Apparently KDE dev has managed to make this new set of frameworks, but the 'turmoil' phase isn't finished yet: KDE3.x is more usable than KDE4.0 right now, the question is how long will it take for KDE4.x to be truly superior to KDE3.x?
The stabilisation/polish phase always take more time than anticipated: the joke "it's 90% finished, let's make the other 90%" is true, and in the meantime Gnome compete hard with KDE (I'm more a KDE guy myself but let's face it the number of Gnome-mostly distribution is high).
I wonder for example how well KDE4 would run on an OLPC?
>It's the future where GNOME's big problem lies. They have NO plan for the future - that I could live with, if it were not for the fact that GNOME lacks something else: a vision
Helmut Schmidt, an old german politician said: you should go to the doctor if you have visions.
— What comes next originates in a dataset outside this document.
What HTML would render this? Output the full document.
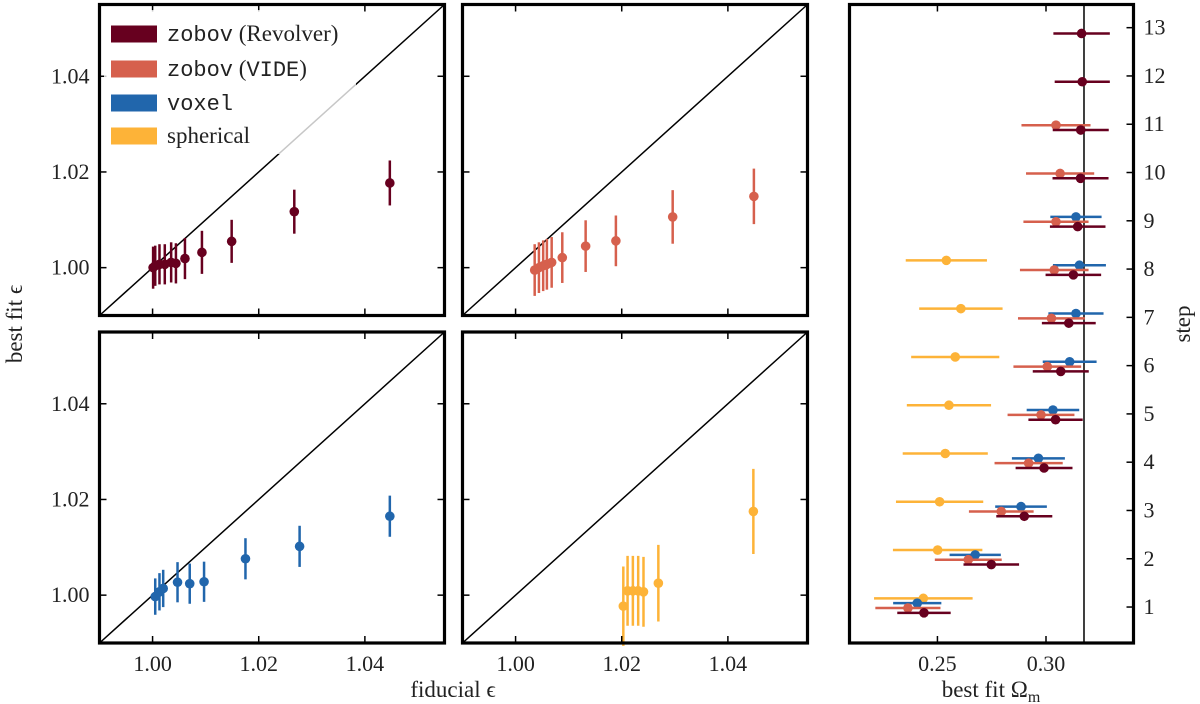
<!DOCTYPE html>
<html><head><meta charset="utf-8">
<style>
html,body{margin:0;padding:0;background:#fff;}
svg{display:block;font-family:"Liberation Serif","DejaVu Serif",serif;}
.tl{font-size:22px;fill:#222;}
.al{font-size:23px;fill:#222;}
.mono{font-family:"Liberation Mono","DejaVu Sans Mono",monospace;}
</style></head>
<body>
<svg id="chart" width="1200" height="704" viewBox="0 0 1200 704" xmlns="http://www.w3.org/2000/svg"></svg>
<script>
// ---- data: epsilon panels ----
const revFid = [1.0001,1.0005,1.0013,1.0023,1.0035,1.0044,1.0061,1.0093,1.0149,1.0267,1.0447];
const revFit = [1.0000,1.0004,1.0007,1.0007,1.0011,1.0009,1.0019,1.0032,1.0055,1.0117,1.0177];
const revErr = [0.0044,0.0042,0.0042,0.0042,0.0042,0.0042,0.0043,0.0045,0.0045,0.0046,0.0047];
const videFid = [1.0036,1.0044,1.0052,1.0059,1.0068,1.0088,1.0132,1.0189,1.0296,1.0449];
const videFit = [0.9995,1.0000,1.0004,1.0007,1.0011,1.0021,1.0045,1.0056,1.0106,1.0149];
const videErr = [0.0054,0.0053,0.0053,0.0053,0.0053,0.0053,0.0054,0.0053,0.0056,0.0058];
const voxFid = [1.0005,1.0013,1.0020,1.0047,1.0070,1.0097,1.0175,1.0277,1.0447];
const voxFit = [0.9997,1.0007,1.0014,1.0027,1.0024,1.0028,1.0076,1.0102,1.0165];
const voxErr = [0.0038,0.0039,0.0039,0.0042,0.0042,0.0042,0.0043,0.0043,0.0043];
const sphFid = [1.0203,1.0211,1.0221,1.0231,1.0241,1.0269,1.0448];
const sphFit = [0.9977,1.0009,1.0009,1.0009,1.0007,1.0025,1.0175];
const sphErr = [0.0083,0.0073,0.0073,0.0073,0.0073,0.0080,0.0089];
const epsTicks = [1.00,1.02,1.04];
const epsTickLabels = ["1.00","1.02","1.04"];
// ---- data: Omega_m panel ----
const revSteps = [1,2,3,4,5,6,7,8,9,10,11,12,13];
const revOm = [0.2438,0.2748,0.2900,0.2991,0.3044,0.3068,0.3105,0.3126,0.3146,0.3159,0.3160,0.3167,0.3164];
const revOmErr = [0.0123,0.0128,0.0129,0.0131,0.0125,0.0129,0.0124,0.0128,0.0128,0.0129,0.0129,0.0127,0.0130];
const videSteps = [1,2,3,4,5,6,7,8,9,10,11];
const videOm = [0.2364,0.2642,0.2794,0.2920,0.2977,0.3006,0.3025,0.3038,0.3046,0.3065,0.3046];
const videOmErr = [0.0150,0.0154,0.0149,0.0157,0.0154,0.0156,0.0154,0.0158,0.0150,0.0157,0.0159];
const voxSteps = [1,2,3,4,5,6,7,8,9];
const voxOm = [0.2407,0.2674,0.2885,0.2965,0.3032,0.3109,0.3138,0.3154,0.3138];
const voxOmErr = [0.0111,0.0118,0.0119,0.0122,0.0121,0.0124,0.0127,0.0122,0.0118];
const sphSteps = [1,2,3,4,5,6,7,8];
const sphOm = [0.2435,0.2501,0.2510,0.2536,0.2553,0.2582,0.2608,0.2541];
const sphOmErr = [0.0227,0.0206,0.0201,0.0196,0.0194,0.0203,0.0192,0.0187];
const stepOffsets = [-0.12,-0.02,0.08,0.18]; // rev, vide, voxel, spherical
const omTicks = [0.25,0.30];
const omTickLabels = ["0.25","0.30"];
const stepTicks = [1,2,3,4,5,6,7,8,9,10,11,12,13];
const omFiducial = 0.3175;

const C = {rev:"#67001f", vide:"#d6604d", vox:"#2166ac", sph:"#fdb338"};
const NS = "http://www.w3.org/2000/svg";
const svg = document.getElementById('chart');
function mk(tag, attrs, parent){
  const e = document.createElementNS(NS, tag);
  for (const k in attrs) e.setAttribute(k, attrs[k]);
  (parent||svg).appendChild(e);
  return e;
}
const EPS_MIN = 0.99, EPS_MAX = 1.055;

function epsPanel(name, x0, x1, y0, y1, fid, fit, err, color, showX, showY){
  const g = mk('g', {});
  
  
  const sx = v => x0 + (v - EPS_MIN) / (EPS_MAX - EPS_MIN) * (x1 - x0);
  const sy = v => y1 - (v - EPS_MIN) / (EPS_MAX - EPS_MIN) * (y1 - y0);
  const diag = mk('line', {x1:sx(EPS_MIN), y1:sy(EPS_MIN), x2:sx(EPS_MAX), y2:sy(EPS_MAX), stroke:'#000', 'stroke-width':1.5}, g);
  
  
  for (let i = 0; i < fid.length; i++){
    const eb = mk('line', {x1:sx(fid[i]), x2:sx(fid[i]), y1:sy(fit[i]-err[i]), y2:sy(fit[i]+err[i]), stroke:color, 'stroke-width':2.5}, g);
    
    
  }
  for (let i = 0; i < fid.length; i++){
    const p = mk('circle', {cx:sx(fid[i]), cy:sy(fit[i]), r:4.8, fill:color}, g);
    
    
  }
  epsTicks.forEach((t, i) => {
    const X = sx(t), Y = sy(t);
    mk('line', {x1:X, x2:X, y1:y1, y2:y1-7, stroke:'#000', 'stroke-width':1.5}, g);
    mk('line', {x1:X, x2:X, y1:y0, y2:y0+7, stroke:'#000', 'stroke-width':1.5}, g);
    mk('line', {x1:x0, x2:x0+7, y1:Y, y2:Y, stroke:'#000', 'stroke-width':1.5}, g);
    mk('line', {x1:x1, x2:x1-7, y1:Y, y2:Y, stroke:'#000', 'stroke-width':1.5}, g);
    if (showX){
      const tx = mk('text', {x:X, y:y1+28, 'text-anchor':'middle', class:'tl'}, g);
      tx.textContent = epsTickLabels[i];
      
      
    }
    if (showY){
      const ty = mk('text', {x:x0-10, y:Y+7, 'text-anchor':'end', class:'tl'}, g);
      ty.textContent = epsTickLabels[i];
      
      
    }
  });
  const fr = mk('rect', {x:x0, y:y0, width:x1-x0, height:y1-y0, fill:'none', stroke:'#000', 'stroke-width':3.2}, g);
  
  
  return g;
}

epsPanel('panel-zobov-revolver', 99.5, 444.5, 4.5, 315.5, revFid, revFit, revErr, C.rev, false, true);
epsPanel('panel-zobov-vide', 462.5, 807.5, 4.5, 315.5, videFid, videFit, videErr, C.vide, false, false);
epsPanel('panel-voxel', 99.5, 444.5, 332, 643, voxFid, voxFit, voxErr, C.vox, true, true);
epsPanel('panel-spherical', 462.5, 807.5, 332, 643, sphFid, sphFit, sphErr, C.sph, true, false);

// ---- legend ----
const lg = mk('g', {});


mk('rect', {x:104, y:10, width:252, height:144, fill:'#fff', 'fill-opacity':0.78}, lg);
const legItems = [
  {c:C.rev, mono:'zobov', rest:' (Revolver)', y:34},
  {c:C.vide, mono:'zobov', rest:' (', mono2:'VIDE', rest2:')', y:69},
  {c:C.vox, mono:'voxel', rest:'', y:103},
  {c:C.sph, mono:'', rest:'spherical', y:136}
];
legItems.forEach(it => {
  const e = mk('g', {}, lg);
  
  
  mk('rect', {x:111, y:it.y-8.5, width:46, height:17, fill:it.c}, e);
  const t = mk('text', {x:167, y:it.y+7, style:'font-size:23px;fill:#222'}, e);
  if (it.mono){ const s = mk('tspan', {class:'mono', style:'font-size:22px'}, t); s.textContent = it.mono; }
  if (it.rest){ const s = mk('tspan', {}, t); s.textContent = it.rest; }
  if (it.mono2){ const s = mk('tspan', {class:'mono', style:'font-size:22px'}, t); s.textContent = it.mono2; }
  if (it.rest2){ const s = mk('tspan', {}, t); s.textContent = it.rest2; }
});

// ---- right panel ----
(function(){
  const x0 = 849.5, x1 = 1133.5, y0 = 4.5, y1 = 643;
  const OM_MIN = 0.2095, OM_MAX = 0.3403, ST_MIN = 0.255, ST_MAX = 13.48;
  const sx = v => x0 + (v - OM_MIN) / (OM_MAX - OM_MIN) * (x1 - x0);
  const sy = v => y1 - (v - ST_MIN) / (ST_MAX - ST_MIN) * (y1 - y0);
  const g = mk('g', {});
  
  
  const vl = mk('line', {x1:sx(omFiducial), x2:sx(omFiducial), y1:y0, y2:y1, stroke:'#000', 'stroke-width':1.5}, g);
  
  
  const series = [
    {s:revSteps, v:revOm, e:revOmErr, c:C.rev, o:stepOffsets[0], n:'revolver'},
    {s:videSteps, v:videOm, e:videOmErr, c:C.vide, o:stepOffsets[1], n:'vide'},
    {s:voxSteps, v:voxOm, e:voxOmErr, c:C.vox, o:stepOffsets[2], n:'voxel'},
    {s:sphSteps, v:sphOm, e:sphOmErr, c:C.sph, o:stepOffsets[3], n:'spherical'}
  ];
  series.slice().reverse().forEach(S => {
    for (let i = 0; i < S.s.length; i++){
      const Y = sy(S.s[i] + S.o);
      const eb = mk('line', {x1:sx(S.v[i]-S.e[i]), x2:sx(S.v[i]+S.e[i]), y1:Y, y2:Y, stroke:S.c, 'stroke-width':2.5}, g);
      
      
      const p = mk('circle', {cx:sx(S.v[i]), cy:Y, r:4.8, fill:S.c}, g);
      
      
    }
  });
  omTicks.forEach((t, i) => {
    const X = sx(t);
    mk('line', {x1:X, x2:X, y1:y1, y2:y1-7, stroke:'#000', 'stroke-width':1.5}, g);
    mk('line', {x1:X, x2:X, y1:y0, y2:y0+7, stroke:'#000', 'stroke-width':1.5}, g);
    const tx = mk('text', {x:X, y:y1+28, 'text-anchor':'middle', class:'tl'}, g);
    tx.textContent = omTickLabels[i];
    
    
  });
  stepTicks.forEach(t => {
    const Y = sy(t);
    mk('line', {x1:x1, x2:x1-7, y1:Y, y2:Y, stroke:'#000', 'stroke-width':1.5}, g);
    const ty = mk('text', {x:x1+10, y:Y+7, 'text-anchor':'start', class:'tl'}, g);
    ty.textContent = String(t);
    
    
  });
  const fr = mk('rect', {x:x0, y:y0, width:x1-x0, height:y1-y0, fill:'none', stroke:'#000', 'stroke-width':3.2}, g);
  
  
})();

// ---- axis titles ----
let t;
t = mk('text', {x:453, y:697, 'text-anchor':'middle', class:'al'});
t.textContent = 'fiducial ϵ';


t = mk('text', {x:991, y:697, 'text-anchor':'middle', class:'al'});
t.innerHTML = 'best fit Ω<tspan dy="5" style="font-size:16px">m</tspan>';


t = mk('text', {x:0, y:0, 'text-anchor':'middle', class:'al', transform:'translate(22,324) rotate(-90)'});
t.textContent = 'best fit ϵ';


t = mk('text', {x:0, y:0, 'text-anchor':'middle', class:'al', transform:'translate(1190,324) rotate(-90)'});
t.textContent = 'step';


</script>
</body></html>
You write a lot of text but at the end you say almost nothing.
You say that GNOME has to reach the other side of the wall. But what is at the other side of the wall? Why GNOME would need a new major version number to reach it?
You say that KDE has realise something and therefore they did KDE4. But the main reason for KDE4 was Qt4. If there wouldn't be Qt4 than there wouldn't be KDE4!
I could take your writing much more serious if you would say something more concrete. Why does GNOME need a new major number? What can't be done in the GNOME2 serie and why? What is the other side of the wall and again why can't it reached with GNOME2?







Member since:
2006-02-15
There a lot of info from the presentation. Its good to see they are making a stable base.
I like the work they've put into all those frameworks. For example the VOIP framework: you can develop a dozen different frontends to it and every time it gets a bugfix or something all those apps utilizing it will benefit. I like GNOME but I am starting to get the feeling that GNOME is getting left a bit behind.